Sie haben es gemerkt. IN diesem Text geht's auch um Sie! Mit Ihnen, dem Publikum, einer grossen Zahl unbekannter Menschen, die hie und da einmal eingreifen und helfen gehe ich durch's Leben. Mit Ihnen bewege ich mich in irgend einer kleinen Stadt in Tanzania oder in New York. Sie sind da und schauen und greifen ein oder lassen es bleiben. Sie sind der lebendige Beweis dafür, dass wir als Menschheit noch funktionieren – nicht perfekt, aber doch gut genug, und manchmal gibt's Momente, da wird dieses Spiel beinahe magisch!

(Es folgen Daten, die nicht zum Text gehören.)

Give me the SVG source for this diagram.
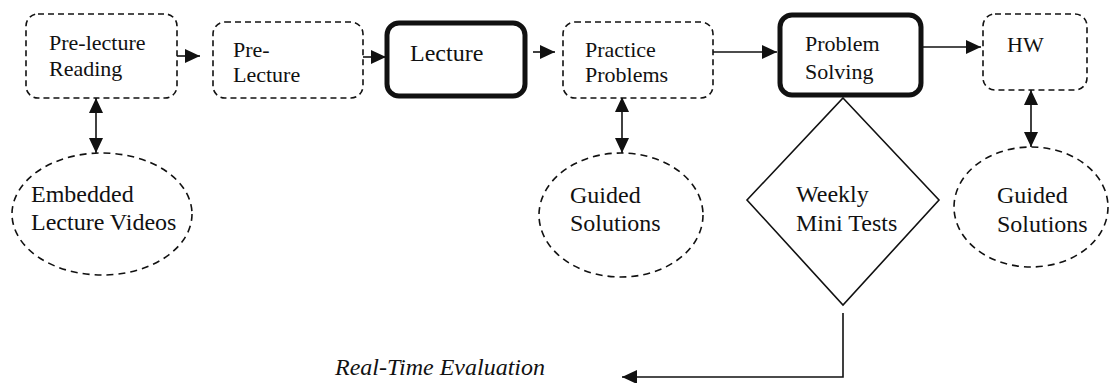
<svg xmlns="http://www.w3.org/2000/svg" width="1109" height="383" viewBox="0 0 1109 383">
<style>
.dbox{fill:#fff;stroke:#111;stroke-width:1.6;stroke-dasharray:6 4}
.tbox{fill:#fff;stroke:#111;stroke-width:5}
.dell{fill:#fff;stroke:#111;stroke-width:1.6;stroke-dasharray:7 5}
text{font-family:'Liberation Serif','Times New Roman',Times,'DejaVu Serif',serif;fill:#111}
.s22{font-size:22px}
.s24{font-size:24px}
.ln{fill:none;stroke:#111;stroke-width:1.6}
</style>
<defs>
<marker id="ahL" markerWidth="15" markerHeight="14" refX="15" refY="7" orient="auto-start-reverse" markerUnits="userSpaceOnUse" viewBox="0 0 15 14"><path d="M0,0 L15,7 L0,14 Z" fill="#111"/></marker>
</defs>
<g id="connectors">
<line class="ln" x1="177" y1="56" x2="200" y2="56" marker-end="url(#ahL)"/>
<line class="ln" x1="363" y1="57" x2="386" y2="57" marker-end="url(#ahL)"/>
<line class="ln" x1="533" y1="52" x2="555" y2="52" marker-end="url(#ahL)"/>
<line class="ln" x1="713" y1="52" x2="777" y2="52" marker-end="url(#ahL)"/>
<line class="ln" x1="923" y1="47" x2="981" y2="47" marker-end="url(#ahL)"/>
<line class="ln" x1="96" y1="98" x2="96" y2="153" marker-start="url(#ahL)" marker-end="url(#ahL)"/>
<line class="ln" x1="622" y1="97" x2="622" y2="153" marker-start="url(#ahL)" marker-end="url(#ahL)"/>
<line class="ln" x1="1031" y1="90" x2="1031" y2="147" marker-start="url(#ahL)" marker-end="url(#ahL)"/>
<polyline class="ln" points="843,313 843,377 622,377" marker-end="url(#ahL)"/>
</g>
<g id="n1"><rect class="dbox" x="26" y="14" width="151" height="84" rx="12"/>
<text class="s22" x="49" y="50">Pre-lecture</text><text class="s22" x="49" y="76">Reading</text></g>
<g id="n2"><rect class="dbox" x="213" y="22" width="150" height="76" rx="12"/>
<text class="s22" x="233" y="57">Pre-</text><text class="s22" x="233" y="82">Lecture</text></g>
<g id="n3"><rect class="tbox" x="387" y="23" width="138" height="73" rx="12"/>
<text class="s24" x="410" y="61">Lecture</text></g>
<g id="n4"><rect class="dbox" x="563" y="22" width="150" height="76" rx="12"/>
<text class="s22" x="585" y="57">Practice</text><text class="s22" x="585" y="82">Problems</text></g>
<g id="n5"><rect class="tbox" x="780" y="15" width="141" height="80" rx="12"/>
<text class="s22" x="805" y="51">Problem</text><text class="s22" x="805" y="79">Solving</text></g>
<g id="n6"><rect class="dbox" x="983" y="14" width="104" height="76" rx="12"/>
<text class="s22" x="1007" y="52">HW</text></g>
<g id="n7"><ellipse class="dell" cx="102" cy="214" rx="90" ry="61"/>
<text class="s24" x="31" y="202">Embedded</text><text class="s24" x="31" y="230">Lecture Videos</text></g>
<g id="n8"><ellipse class="dell" cx="621" cy="215" rx="82" ry="62"/>
<text class="s24" x="570" y="203">Guided</text><text class="s24" x="570" y="231">Solutions</text></g>
<g id="n9"><polygon points="843,98 939,200 843,305 747,200" fill="#fff" stroke="#111" stroke-width="1.6"/>
<text class="s24" x="796" y="202">Weekly</text><text class="s24" x="796" y="231">Mini Tests</text></g>
<g id="n10"><ellipse class="dell" cx="1031" cy="207" rx="77" ry="60"/>
<text class="s24" x="997" y="203">Guided</text><text class="s24" x="997" y="232">Solutions</text></g>
<text class="s24" x="335" y="375" font-style="italic">Real-Time Evaluation</text>
</svg>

Da gehe ich, frisch in die Breite umgezogen, mit meinem Stock – tap tap tap – in Richtung Post. Ich muss die Zürcherstrasse überqueren. Zwei schnelle Spuren mit Tram und ohne Inseln in der Mitte. Bei durchschnittlichem Verkehr schon ein kleiner Fall für Bauchweh, denn ich steh nicht gerne in der Mitte einer Strasse, während hinter und vor mir der Verkehr rollt, und ich darauf warte, noch ganz rüber zu kommen. Wenn in der Mitte eine Insel wäre, wär's anders, dann wüsste ich, dass ich wirklich in der Mitte stehe, aber ohne Insel ... Ein kleiner Fall für Bauchweh, wie gesagt. Jetzt stehe ich am Strassenrand. Hier ist der Zebrastreifen, hier muss ich rüber. Und plötzlich – wie ein Wunder – Stille. Die Autos stehen. Vor mir ist eine breite Schneise. Ich stutze. So gut funktioniert die Menschheit in der Regel nicht; da muss was faul sein. Wie Moses mit dem Stab die Meere teilte, teile ich die Fluten des Verkehrs mit meinem Blindenstock. Ich kann das Wunder nicht verstehen, doch ich gehe wie ein König, wie ein Ehrengast durch die geteilte Flut – ich lächle nach links und winke nach rechts. Die Autos stehen und warten. Was ist geschehen und weshalb geschieht dieses Wunder seither fast jedes Mal sofort, wenn ich an diesem Zebrastreifen stehe, während ich an anderen Orten häufig lange stehe, ohne dass etwas derartiges geschieht.
Freunde von mir haben behauptet, die wunderbare Rücksichtnahme, die ich seit Jahren an diesem Fussgängerstreifen erlebe, rühre von dem kleinen Polizeiposten her, der sich unweit dieses magischen Ortes befinde. Dieser flösse den Menschen Respekt ein. Dann wären Sie also nur aus Angst vor einer Busse so rücksichtsvoll? Das ist ernüchternd, wie Liebe für Geld oder so ähnlich. Aber schön ist es doch, wie ein Lächeln, wie eine grosse Zärtlichkeit wenn ich zur Post gehe und die Autos stehen bleiben und ich die Strasse überquere und lächle und mich über die Aufmerksamkeit freue und glaube, es geschehe nur aus Menschlichkeit, aus Zartgefühl für das Zerbrechliche, denn zerbrechlich bin ich schon, so wie Sie auch, nur anders und doch auch wieder gleich.